● **GIVEN TASK**
Starting at the line that contains "Emit a Python", reproduce each line exactly up to and including the line that contains "plt.rcParams['font.family'] = ['Liberation". Reproduce nothing else.

Rows from a dataset of charts and code:
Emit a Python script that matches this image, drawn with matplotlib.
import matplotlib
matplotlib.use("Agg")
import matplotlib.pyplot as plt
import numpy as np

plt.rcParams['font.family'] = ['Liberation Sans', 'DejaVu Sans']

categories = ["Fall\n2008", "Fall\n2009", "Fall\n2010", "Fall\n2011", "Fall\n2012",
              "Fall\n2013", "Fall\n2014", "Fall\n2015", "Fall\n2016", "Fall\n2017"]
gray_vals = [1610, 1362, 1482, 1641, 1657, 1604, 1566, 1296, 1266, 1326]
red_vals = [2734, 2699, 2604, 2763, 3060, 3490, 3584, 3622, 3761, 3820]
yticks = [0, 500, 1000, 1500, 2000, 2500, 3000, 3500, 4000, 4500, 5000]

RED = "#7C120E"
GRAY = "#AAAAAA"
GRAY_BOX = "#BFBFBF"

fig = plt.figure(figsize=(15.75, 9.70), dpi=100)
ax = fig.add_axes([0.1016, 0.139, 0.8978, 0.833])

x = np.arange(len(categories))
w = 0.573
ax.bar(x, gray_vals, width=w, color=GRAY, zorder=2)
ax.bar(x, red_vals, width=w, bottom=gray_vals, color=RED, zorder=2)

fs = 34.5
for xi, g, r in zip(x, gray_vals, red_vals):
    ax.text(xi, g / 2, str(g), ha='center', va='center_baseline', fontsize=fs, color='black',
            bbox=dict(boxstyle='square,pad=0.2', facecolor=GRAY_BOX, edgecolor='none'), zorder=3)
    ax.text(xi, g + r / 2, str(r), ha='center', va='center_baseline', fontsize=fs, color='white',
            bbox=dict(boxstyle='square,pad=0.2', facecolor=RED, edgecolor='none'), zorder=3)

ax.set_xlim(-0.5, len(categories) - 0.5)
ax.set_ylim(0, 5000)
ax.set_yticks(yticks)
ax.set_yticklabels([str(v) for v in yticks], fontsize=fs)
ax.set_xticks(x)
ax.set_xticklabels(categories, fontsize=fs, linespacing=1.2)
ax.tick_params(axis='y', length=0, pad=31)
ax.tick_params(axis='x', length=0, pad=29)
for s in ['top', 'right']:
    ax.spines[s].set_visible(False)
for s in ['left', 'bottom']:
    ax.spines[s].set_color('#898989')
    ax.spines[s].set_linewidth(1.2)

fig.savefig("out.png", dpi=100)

...

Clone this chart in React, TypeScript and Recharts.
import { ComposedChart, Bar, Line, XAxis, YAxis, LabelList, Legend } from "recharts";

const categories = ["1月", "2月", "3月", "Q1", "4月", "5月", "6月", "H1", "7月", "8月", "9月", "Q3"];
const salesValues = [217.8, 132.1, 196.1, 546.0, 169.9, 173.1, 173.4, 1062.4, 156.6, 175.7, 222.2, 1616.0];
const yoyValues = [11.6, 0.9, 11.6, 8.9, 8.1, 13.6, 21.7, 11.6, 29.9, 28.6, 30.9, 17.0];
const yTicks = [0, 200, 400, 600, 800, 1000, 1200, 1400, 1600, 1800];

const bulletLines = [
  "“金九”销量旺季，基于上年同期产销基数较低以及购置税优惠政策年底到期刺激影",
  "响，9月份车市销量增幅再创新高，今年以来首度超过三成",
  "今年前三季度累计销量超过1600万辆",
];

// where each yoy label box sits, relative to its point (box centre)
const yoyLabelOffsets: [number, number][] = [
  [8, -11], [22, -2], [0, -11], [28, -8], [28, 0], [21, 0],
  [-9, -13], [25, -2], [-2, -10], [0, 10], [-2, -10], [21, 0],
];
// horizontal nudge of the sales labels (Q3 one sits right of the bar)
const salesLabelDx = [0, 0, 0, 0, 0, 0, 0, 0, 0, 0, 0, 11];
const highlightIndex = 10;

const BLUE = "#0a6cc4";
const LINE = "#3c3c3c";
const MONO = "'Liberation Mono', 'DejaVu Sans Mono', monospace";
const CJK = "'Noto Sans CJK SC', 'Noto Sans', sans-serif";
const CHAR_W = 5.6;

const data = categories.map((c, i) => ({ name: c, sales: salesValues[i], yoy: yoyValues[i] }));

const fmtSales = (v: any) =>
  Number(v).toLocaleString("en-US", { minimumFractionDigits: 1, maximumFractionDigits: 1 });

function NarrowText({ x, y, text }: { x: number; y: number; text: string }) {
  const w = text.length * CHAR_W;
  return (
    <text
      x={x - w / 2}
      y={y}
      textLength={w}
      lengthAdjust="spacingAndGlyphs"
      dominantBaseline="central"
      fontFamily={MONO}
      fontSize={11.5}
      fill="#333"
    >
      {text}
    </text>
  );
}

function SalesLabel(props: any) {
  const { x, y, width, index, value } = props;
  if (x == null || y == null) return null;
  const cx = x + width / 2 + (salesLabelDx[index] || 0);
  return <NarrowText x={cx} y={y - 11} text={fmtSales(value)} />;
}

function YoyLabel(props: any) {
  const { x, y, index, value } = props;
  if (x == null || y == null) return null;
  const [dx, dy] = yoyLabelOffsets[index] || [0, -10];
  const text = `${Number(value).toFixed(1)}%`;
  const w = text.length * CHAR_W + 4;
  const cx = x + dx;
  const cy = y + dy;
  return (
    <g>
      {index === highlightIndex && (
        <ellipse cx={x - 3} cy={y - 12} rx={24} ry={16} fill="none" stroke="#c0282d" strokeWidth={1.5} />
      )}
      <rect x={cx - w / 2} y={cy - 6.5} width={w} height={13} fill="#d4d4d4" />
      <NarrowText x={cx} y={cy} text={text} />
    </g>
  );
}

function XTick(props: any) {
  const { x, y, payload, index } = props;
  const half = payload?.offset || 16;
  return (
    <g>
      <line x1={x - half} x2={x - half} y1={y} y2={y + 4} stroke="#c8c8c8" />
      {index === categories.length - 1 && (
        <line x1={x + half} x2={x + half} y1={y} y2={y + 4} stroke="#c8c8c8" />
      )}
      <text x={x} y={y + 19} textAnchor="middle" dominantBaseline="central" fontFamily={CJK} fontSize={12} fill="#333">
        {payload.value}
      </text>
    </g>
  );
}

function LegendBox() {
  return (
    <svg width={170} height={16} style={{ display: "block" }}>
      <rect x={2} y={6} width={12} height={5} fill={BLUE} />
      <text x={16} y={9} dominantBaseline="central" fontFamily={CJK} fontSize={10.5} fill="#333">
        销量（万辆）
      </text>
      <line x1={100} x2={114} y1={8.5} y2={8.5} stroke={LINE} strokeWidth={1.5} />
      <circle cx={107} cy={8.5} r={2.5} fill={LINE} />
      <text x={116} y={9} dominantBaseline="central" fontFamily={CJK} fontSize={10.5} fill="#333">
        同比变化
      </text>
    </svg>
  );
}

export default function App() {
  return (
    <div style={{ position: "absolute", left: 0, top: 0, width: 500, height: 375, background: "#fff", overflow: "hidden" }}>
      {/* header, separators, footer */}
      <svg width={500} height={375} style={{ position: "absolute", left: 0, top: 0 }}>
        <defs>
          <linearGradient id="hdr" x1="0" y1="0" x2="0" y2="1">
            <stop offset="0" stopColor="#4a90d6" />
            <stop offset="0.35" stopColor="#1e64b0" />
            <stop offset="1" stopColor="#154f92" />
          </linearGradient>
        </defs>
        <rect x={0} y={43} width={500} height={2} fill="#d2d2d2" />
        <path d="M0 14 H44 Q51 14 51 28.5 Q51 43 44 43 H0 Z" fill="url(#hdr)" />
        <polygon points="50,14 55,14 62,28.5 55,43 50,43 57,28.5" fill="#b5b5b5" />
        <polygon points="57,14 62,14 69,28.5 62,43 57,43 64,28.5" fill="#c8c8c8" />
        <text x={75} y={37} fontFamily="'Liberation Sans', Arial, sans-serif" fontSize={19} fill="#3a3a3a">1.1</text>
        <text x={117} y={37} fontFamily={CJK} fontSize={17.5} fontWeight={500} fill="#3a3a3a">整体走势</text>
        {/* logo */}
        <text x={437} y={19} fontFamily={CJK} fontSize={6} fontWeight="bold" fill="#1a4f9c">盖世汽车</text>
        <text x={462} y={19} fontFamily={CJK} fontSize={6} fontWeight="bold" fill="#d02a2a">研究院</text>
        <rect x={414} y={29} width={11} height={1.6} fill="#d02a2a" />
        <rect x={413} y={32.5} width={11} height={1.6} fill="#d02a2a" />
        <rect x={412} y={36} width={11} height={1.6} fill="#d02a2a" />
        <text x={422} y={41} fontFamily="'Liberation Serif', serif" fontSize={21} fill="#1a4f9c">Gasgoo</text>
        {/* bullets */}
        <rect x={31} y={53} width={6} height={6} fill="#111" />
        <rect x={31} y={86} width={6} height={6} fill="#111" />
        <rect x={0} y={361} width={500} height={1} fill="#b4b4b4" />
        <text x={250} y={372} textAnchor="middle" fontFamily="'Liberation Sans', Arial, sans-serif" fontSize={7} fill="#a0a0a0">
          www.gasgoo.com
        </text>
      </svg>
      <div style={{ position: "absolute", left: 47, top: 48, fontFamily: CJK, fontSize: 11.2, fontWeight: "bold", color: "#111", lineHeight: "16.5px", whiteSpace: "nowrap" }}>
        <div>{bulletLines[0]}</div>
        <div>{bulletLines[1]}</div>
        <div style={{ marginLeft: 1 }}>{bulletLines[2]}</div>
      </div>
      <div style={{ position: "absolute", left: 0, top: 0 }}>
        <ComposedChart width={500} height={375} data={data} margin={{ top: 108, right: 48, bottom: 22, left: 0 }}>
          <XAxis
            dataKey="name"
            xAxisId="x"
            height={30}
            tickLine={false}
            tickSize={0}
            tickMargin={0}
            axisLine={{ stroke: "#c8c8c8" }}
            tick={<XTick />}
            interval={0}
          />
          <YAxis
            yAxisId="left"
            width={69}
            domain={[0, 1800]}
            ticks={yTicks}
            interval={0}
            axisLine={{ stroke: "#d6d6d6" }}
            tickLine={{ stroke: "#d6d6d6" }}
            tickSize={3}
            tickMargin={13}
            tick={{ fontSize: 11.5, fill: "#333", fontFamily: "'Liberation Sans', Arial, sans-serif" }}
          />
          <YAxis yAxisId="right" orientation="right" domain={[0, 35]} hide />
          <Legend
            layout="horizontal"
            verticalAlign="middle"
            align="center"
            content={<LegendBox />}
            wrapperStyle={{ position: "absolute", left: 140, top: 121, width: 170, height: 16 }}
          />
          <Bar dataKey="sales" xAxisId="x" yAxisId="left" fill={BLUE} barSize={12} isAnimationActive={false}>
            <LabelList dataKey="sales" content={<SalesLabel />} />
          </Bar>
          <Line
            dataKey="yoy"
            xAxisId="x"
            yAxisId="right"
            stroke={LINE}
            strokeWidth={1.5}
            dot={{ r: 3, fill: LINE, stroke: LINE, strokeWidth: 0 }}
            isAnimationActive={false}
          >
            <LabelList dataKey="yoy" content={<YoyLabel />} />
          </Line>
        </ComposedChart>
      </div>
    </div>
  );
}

==

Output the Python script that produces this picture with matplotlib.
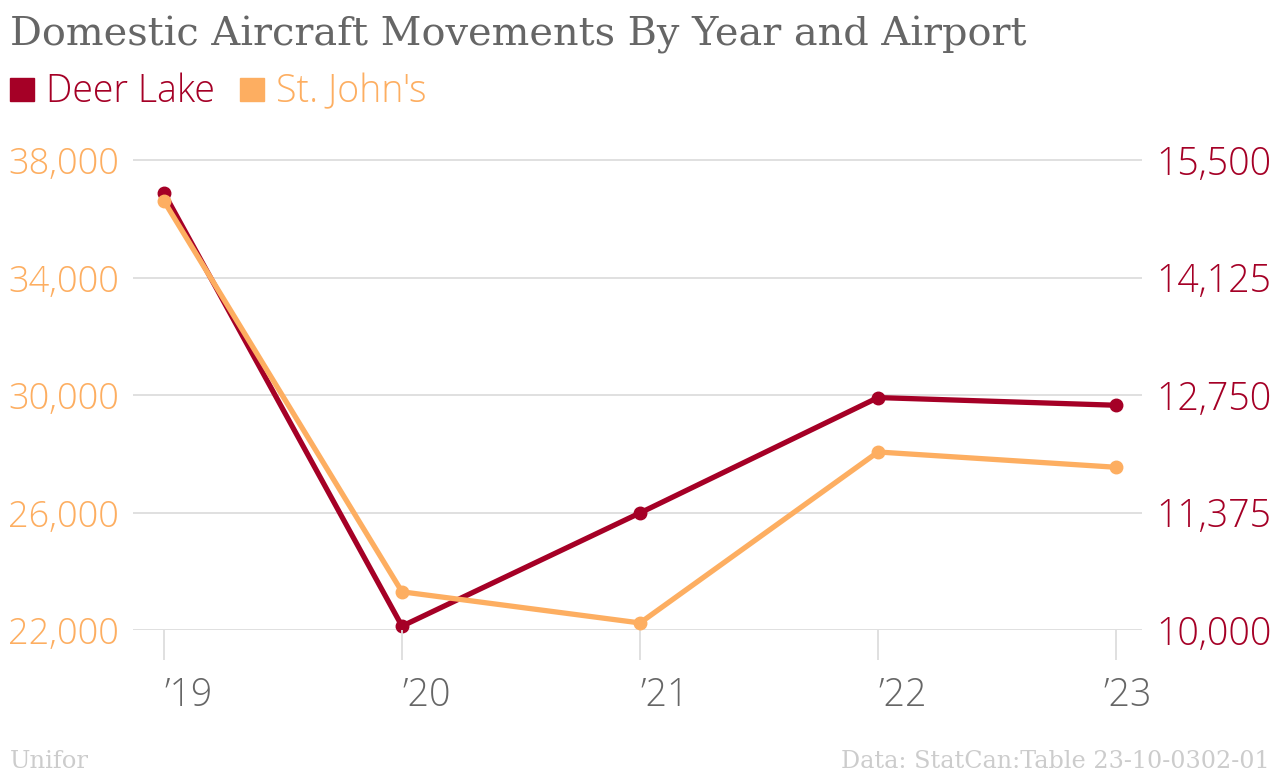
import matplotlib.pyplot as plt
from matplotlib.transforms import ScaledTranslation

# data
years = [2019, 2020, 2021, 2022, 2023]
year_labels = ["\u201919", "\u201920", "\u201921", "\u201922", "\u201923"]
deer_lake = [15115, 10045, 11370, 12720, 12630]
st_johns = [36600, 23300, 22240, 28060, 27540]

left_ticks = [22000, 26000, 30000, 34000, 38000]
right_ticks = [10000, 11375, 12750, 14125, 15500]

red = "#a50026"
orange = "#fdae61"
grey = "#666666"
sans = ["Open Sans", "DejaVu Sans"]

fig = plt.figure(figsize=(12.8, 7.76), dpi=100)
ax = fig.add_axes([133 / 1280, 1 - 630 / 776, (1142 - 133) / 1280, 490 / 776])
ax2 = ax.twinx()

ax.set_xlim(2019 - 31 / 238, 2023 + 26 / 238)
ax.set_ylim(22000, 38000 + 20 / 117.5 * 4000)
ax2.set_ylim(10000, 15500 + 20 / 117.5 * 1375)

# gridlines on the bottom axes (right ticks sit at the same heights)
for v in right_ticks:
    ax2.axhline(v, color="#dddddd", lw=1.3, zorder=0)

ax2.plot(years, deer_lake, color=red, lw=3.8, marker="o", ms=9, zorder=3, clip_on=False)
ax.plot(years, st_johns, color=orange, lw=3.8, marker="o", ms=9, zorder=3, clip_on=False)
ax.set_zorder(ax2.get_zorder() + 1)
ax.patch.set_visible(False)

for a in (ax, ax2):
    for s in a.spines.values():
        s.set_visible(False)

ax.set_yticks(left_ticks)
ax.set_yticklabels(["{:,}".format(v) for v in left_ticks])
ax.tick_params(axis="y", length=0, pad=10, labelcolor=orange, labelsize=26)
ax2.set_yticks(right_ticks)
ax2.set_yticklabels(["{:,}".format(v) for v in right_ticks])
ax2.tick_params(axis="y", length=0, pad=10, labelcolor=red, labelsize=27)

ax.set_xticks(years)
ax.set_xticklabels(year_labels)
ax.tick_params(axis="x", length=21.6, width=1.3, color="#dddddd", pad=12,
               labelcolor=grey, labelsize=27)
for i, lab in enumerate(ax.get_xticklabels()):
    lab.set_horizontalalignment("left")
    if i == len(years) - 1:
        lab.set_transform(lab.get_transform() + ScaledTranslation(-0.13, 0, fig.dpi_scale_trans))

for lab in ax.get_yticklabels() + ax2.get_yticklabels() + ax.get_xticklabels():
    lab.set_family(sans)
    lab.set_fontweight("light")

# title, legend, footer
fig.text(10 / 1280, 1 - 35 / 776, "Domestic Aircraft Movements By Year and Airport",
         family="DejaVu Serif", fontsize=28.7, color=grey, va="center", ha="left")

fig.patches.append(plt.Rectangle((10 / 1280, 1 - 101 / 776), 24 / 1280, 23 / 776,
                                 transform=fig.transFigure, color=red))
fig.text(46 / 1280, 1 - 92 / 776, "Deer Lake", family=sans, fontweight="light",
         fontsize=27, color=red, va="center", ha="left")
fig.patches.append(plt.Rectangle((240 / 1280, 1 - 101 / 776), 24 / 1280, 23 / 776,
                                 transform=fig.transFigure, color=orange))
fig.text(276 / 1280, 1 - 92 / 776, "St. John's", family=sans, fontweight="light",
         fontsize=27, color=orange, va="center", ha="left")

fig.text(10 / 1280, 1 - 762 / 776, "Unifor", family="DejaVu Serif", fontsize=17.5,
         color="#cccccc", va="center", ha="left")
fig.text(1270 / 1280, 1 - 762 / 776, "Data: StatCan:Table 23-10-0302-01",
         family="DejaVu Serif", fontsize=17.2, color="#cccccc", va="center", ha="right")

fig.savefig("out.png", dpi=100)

● **RESULT FOR THIS TASK**
Emit a Python script that matches this image, drawn with matplotlib.
import matplotlib
matplotlib.use("Agg")
import matplotlib.pyplot as plt
import numpy as np

plt.rcParams['font.family'] = ['Liberation Sans', 'DejaVu Sans']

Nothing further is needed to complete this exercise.